Even though we may not be outwardly
engaged in all these sins mentioned in our text, we need to be
reminded of these other words of St. Paul, “let anyone who thinks
he stands take heed lest he fall” (1 Cor. 10:12). Satan loves to
drag Christians into the most shameful of sins in order to disgrace
the Church and her Lord.
On the other hand, quarreling and
jealousy are not normally considered to be shameful sins. Yet Paul
still lists them along with these other sins. Who among us has not
been guilty of these, contributing to strife in our families or
workplace, or being jealous of someone else? These, too, we need to
“cast off.”
After we take off our soiled clothes,
it’s time to put on fresh, clean clothes. “Cast off the works of
darkness and put on the armor of light.” Paul talks about the
armor of God available to Christians in Ephesians 6 and in a more
abbreviated fashion in 1 Thessalonians 5. But he gets right down to
business here and tells us that the armor that we wear is simply
Jesus and his righteousness. Jesus is the embodiment of this armor
of light. In the last verse of our text, Paul says to “put on the
Lord Jesus Christ and make no provision for the flesh, to gratify its
desires,” that is, the desires of our old sinful nature that are
opposed to God and his will.
You are I were clothed with Jesus and his
victorious death and resurrection in the waters of Baptism. We are
Christ’s men and women from head to toe. Moreover, when we daily
confess our sins to God, we daily clothe ourselves with Christ,
reminding ourselves of God’s promises given to us in Baptism.
Daily we take off our old, soiled, sinful garments in confession and
we put on the fresh, clean, holy clothes of Christ through trusting
in the Father’s promises of life and forgiveness through his Son.
Christmas is approaching, and you may be
thinking about what gifts you will receive. Some of you may be
getting new clothes for Christmas. Have you ever put on a new outfit
and looked at yourself in the mirror, and felt like a new person?
You have a new air of confidence about yourself, a new bounce in your
step. You walk out of the house holding your head high with a new
attitude.
Knowing that we have been clothed with
Christ, we can walk with a renewed will to “walk properly as in the
daytime.” And it’s much more than like having new clothes to
wear and a new attitude because of one’s external appearance. The
Holy Spirit works from the inside and remolds and reshapes us so that
we are enabled to trust the Lord, serve him, and obey him.
Our Savior never thought about how to
gratify himself. Everything he did was for the sake others … for
the sake of you. He became flesh. He lived in humble circumstances.

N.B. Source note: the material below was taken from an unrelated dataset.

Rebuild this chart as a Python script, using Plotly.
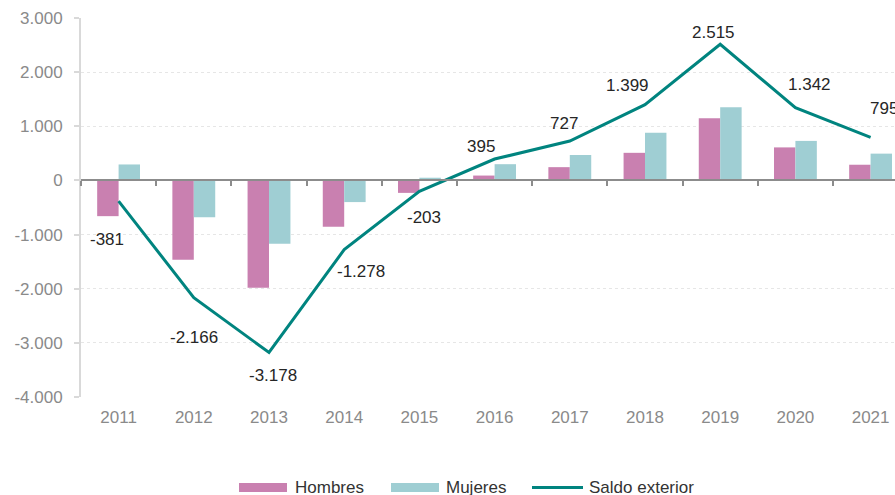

He endured temptation after temptation. When the disciples fell
asleep in the Garden of Gethsemane the night Jesus was betrayed,
Jesus remained awake and struggled in prayer, knowing where he was
headed. While most of Jerusalem slept, Jesus endured an all-night
trial, with accompanying beatings and mockings. By the time the city
was waking up in the morning, Jesus had already been condemned to
death and endured the pain and suffering of the cross. There he
became the embodiment of our sin, so in him we might become the
righteousness of God. There, Jesus endured God’s wrath so you and
I might know and have God’s priceless love. And though His body
“slept” in the tomb for three days, Jesus “woke up” again on
Easter morning as victor over death and the devil.
That was the sole purpose of his first
Advent. And the call goes out to “Wake Up,” to trust him and to
walk in his light, to be ready for his second Advent.